Personally I prefer a clean layout and minimal tubing (for look and ease of draining/filling). If I at the same time will get the above setup it will be great but not critical to me.


I wonder how much cooler each core will run on an I7 overclocked to 4.2 GHz if I drop the water temperature from say 27 degrees to 26 or even 25 degrees? (note to self: Test this when new rig is complete).


/Nordar
True... Unless 1 radiator will cool the water close enough to ambient temps that the 2nd radiator has no effect.
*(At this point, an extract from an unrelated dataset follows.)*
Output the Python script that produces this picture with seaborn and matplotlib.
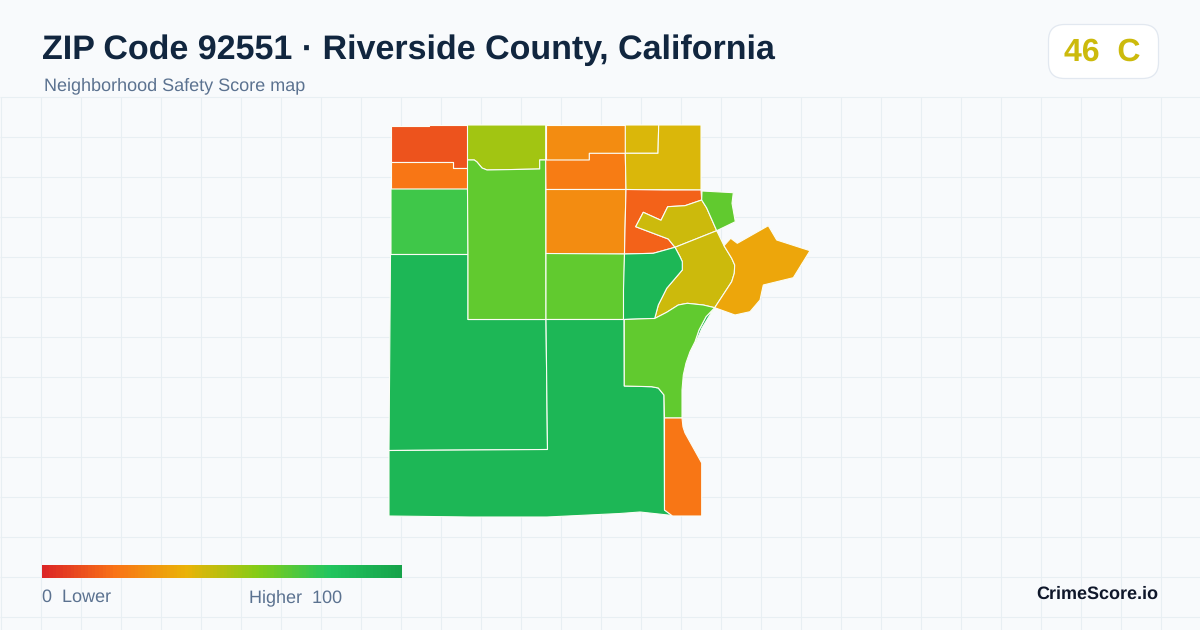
import numpy as np
import matplotlib
matplotlib.use("Agg")
import matplotlib.pyplot as plt
from matplotlib.patches import FancyBboxPatch
import seaborn as sns

# Score ramp used by the legend and the tracts
ramp_colors = ["#dc2626", "#f97316", "#eab308", "#84cc16", "#22c55e", "#16a34a"]

# Tract outlines (x, y in image pixels)
nw_corner = [(391, 126), (429, 126), (429, 125), (467.5, 125), (467.5, 168), (453, 168), (453, 161.7), (391, 161.7)]
nw_strip = [(391, 161.7), (453, 161.7), (453, 168), (467.5, 168), (467.5, 189), (391, 189)]
west_block = [(391, 189), (467.5, 189), (468, 254.5), (391, 254.5)]
sw_block = [(390.5, 254.5), (468, 254.5), (468, 319.5), (546, 319.5), (547.5, 449.5), (389, 450.5)]
north_cap = [(467.5, 125), (545.7, 125), (545.7, 160), (539.7, 160), (539.7, 169), (514, 169.5), (487, 170),
             (482, 168), (477, 162), (474.3, 160), (467.5, 160)]
mid_column = [(467.5, 160), (474.3, 160), (477, 162), (482, 168), (487, 170), (514, 169.5), (539.7, 169),
              (539.7, 160), (545.7, 160), (546, 319.5), (468, 319.5), (468, 254.5), (467.5, 189)]
north_a = [(545.7, 125), (625.3, 125), (625.3, 153.3), (589.3, 153.3), (589.3, 160), (545.7, 160)]
north_b = [(545.7, 160), (589.3, 160), (589.3, 153.3), (625.3, 153.3), (626, 189.5), (546, 189.5)]
centre_a = [(546, 189.5), (626, 189.5), (625, 230), (624.5, 254), (586, 254), (546, 253.5)]
centre_b = [(546, 253.5), (624.5, 254), (623.5, 319.5), (546, 319.5)]
ne_small = [(625.3, 125), (658.7, 125), (658, 153.3), (625.3, 153.3)]
ne_large = [(658.7, 125), (701, 125), (701, 190), (626, 189.5), (625.3, 153.3), (658, 153.3)]
hook = [(626, 189.5), (664, 190), (701, 190), (701.7, 200), (685, 205.7), (667.7, 206.7), (661, 220.3),
        (643.3, 212.3), (635.7, 226.7), (668.3, 239), (675, 247.3), (653.3, 253.3), (624.5, 254), (625, 230)]
olive_north = [(701.7, 200), (685, 205.7), (667.7, 206.7), (661, 220.3), (643.3, 212.3), (635.7, 226.7),
               (668.3, 239), (675, 247.3), (716.7, 230.7), (706.7, 208)]
olive_south = [(675, 247.3), (716.7, 230.7), (724, 245.7), (731.7, 258.3), (734.7, 265), (734.3, 273.3),
               (731.7, 281.7), (714.7, 307.7), (703.3, 305), (687.3, 303.3), (678.3, 305), (666.7, 312.3),
               (654.7, 318.5), (658.3, 305), (666.7, 288.3), (682.3, 270), (682.3, 261.7), (680, 256.7)]
inner_green = [(624.5, 254), (653.3, 253.3), (675, 247.3), (680, 256.7), (682.3, 261.7), (682.3, 270),
               (666.7, 288.3), (658.3, 305), (654.7, 318.5), (623.5, 319.5), (623.5, 290)]
ne_green = [(702, 191), (733.3, 192.7), (732, 203.3), (735.3, 221.7), (716.7, 230.7), (706.7, 208), (701.7, 200)]
east_amber = [(724, 245.7), (730.7, 238.3), (737.3, 243.3), (768.3, 225.7), (776.7, 240), (810, 250.7),
              (793.3, 277.7), (763.3, 285), (760, 300), (750, 311.7), (735, 315), (714.7, 307.7), (731.7, 281.7),
              (734.3, 273.3), (734.7, 265), (731.7, 258.3)]
south_large = [(389, 450.5), (547.5, 449.5), (546, 319.5), (624, 319.5), (624.3, 386), (651.7, 386.7), (658.3, 388),
               (664, 395), (664.5, 510), (672.5, 515.5), (640, 512), (620, 513.5), (547, 517), (470, 517), (389, 516)]
river_sliver = [(714, 308.5), (708, 318), (702, 328), (696, 342), (695, 341.7), (699, 330), (706, 316.7)]
se_green = [(624.3, 319.5), (651.7, 318.5), (654.7, 318.5), (666.7, 312.3), (678.3, 305), (687.3, 303.3), (703.3, 305),
            (714.7, 307.7), (706, 316.7), (699, 330), (695, 341.7), (690, 351.7), (686, 363), (683.3, 375),
            (682, 390), (682, 418), (664.5, 418), (664, 395), (658.3, 388), (651.7, 386.7), (624.3, 386)]
se_orange = [(664.5, 418), (682, 418), (683, 427), (685, 433), (701.7, 463), (701.7, 516), (672.5, 516), (664.5, 510)]

tracts = [nw_corner, nw_strip, west_block, sw_block, north_cap, mid_column, north_a, north_b, centre_a, centre_b,
          ne_small, ne_large, hook, olive_north, olive_south, inner_green, ne_green, east_amber, south_large,
          river_sliver, se_green, se_orange]
scores = [12, 21, 74, 88, 54, 67, 28, 23, 28, 67, 43, 43, 16, 46, 46, 88, 67, 36, 88, 88, 67, 21]

legend_scores = np.arange(0, 101)

bg = "#f8fafc"
grid_color = "#e8eff3"

sns.set_theme(style="white")
plt.rcParams["font.family"] = ["Liberation Sans", "DejaVu Sans"]
plt.rcParams["text.hinting"] = "no_hinting"
plt.rcParams["text.hinting_factor"] = 1

ramp = sns.blend_palette(ramp_colors, as_cmap=True)

fig = plt.figure(figsize=(12, 6.3), dpi=100, facecolor=bg)
ax = fig.add_axes([0, 0, 1, 1])
ax.set_xlim(0, 1200)
ax.set_ylim(630, 0)
ax.axis("off")

# Background grid starts below the header
ax.vlines(np.arange(0.5, 1200, 40), 96.5, 630, color=grid_color, lw=0.75, zorder=1)
ax.hlines(np.arange(96.5, 630, 40), 0, 1200, color=grid_color, lw=0.75, zorder=1)

# Tracts
for outline, score in zip(tracts, scores):
    xs, ys = zip(*outline)
    ax.fill(xs, ys, facecolor=ramp(score / 100), edgecolor="#fbfdf5", lw=0.8, joinstyle="round", zorder=2)

# Header
ax.text(42, 59, "ZIP Code 92551 · Riverside County, California", fontsize=24.5, fontweight="bold",
        color="#11263f", va="baseline", ha="left")
ax.text(44, 90, "Neighborhood Safety Score map", fontsize=12.96, color="#5b7290", va="baseline", ha="left")

# Score badge
badge = FancyBboxPatch((1048.5, 24.5), 110, 54, boxstyle="round,pad=0,rounding_size=16",
                       facecolor="white", edgecolor="#e2e8f0", lw=0.9, zorder=3)
ax.add_patch(badge)
ax.text(1102.5, 61, "46  C", fontsize=23, fontweight="bold", color=ramp(0.46), va="baseline", ha="center", zorder=4)

# Legend
ax.text(42, 602, "0  Lower", fontsize=12.96, color="#5b7290", va="baseline", ha="left")
ax.text(342, 602, "Higher  100", fontsize=12.96, color="#5b7290", va="baseline", ha="right")
ax.text(1158, 599, "CrimeScore.io", fontsize=12.96, fontweight="bold", color="#0f172a", va="baseline", ha="right")

cax = fig.add_axes([42 / 1200, 1 - 578 / 630, 360 / 1200, 13 / 630])
sns.heatmap(legend_scores.reshape(1, -1), cmap=ramp, vmin=0, vmax=100, cbar=False, ax=cax,
            xticklabels=False, yticklabels=False)

fig.savefig("out.png", dpi=100, facecolor=bg)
In which case you would see a larger benefit by taking that radiator and placing it after the CPU to remove the heat it added. After all it's not doing anything is it? This is the point I have been trying to make almost this whole thread. It all depends on what you are running. There is no sense in placing a radiator in a position in a loop that it will not drop the temps. The more heat going INTO the radiator the better. If you put a radiator after a radiator when the 1st radiator removes more than enough heat then you are limiting the performance of the 2nd radiator and making your loops overall cooling effiency LESS. It's not much since most people overkill on rads and a single rad can likely drop temps enough for their entire loop. You will see this temp drop be close to a split rad setup as it is in a daisy chained setup.

Take a quad radiator. Make a loop with 1 cpu block, the rad, and 3 gpu blocks.

All the cooling gets done right before the CPU. So while the CPU is recieving the coldest water possible (being the most efficient water to cool the CPU with), the GPU's water is consecutively heating up as it passes through each block.

Now take that quad radiator and split it into 4 and introduce a radiator into the loop after each block.

Let's say for ****z n giggle the 4 singles split from the quad cool just as efficiently as the single quad does.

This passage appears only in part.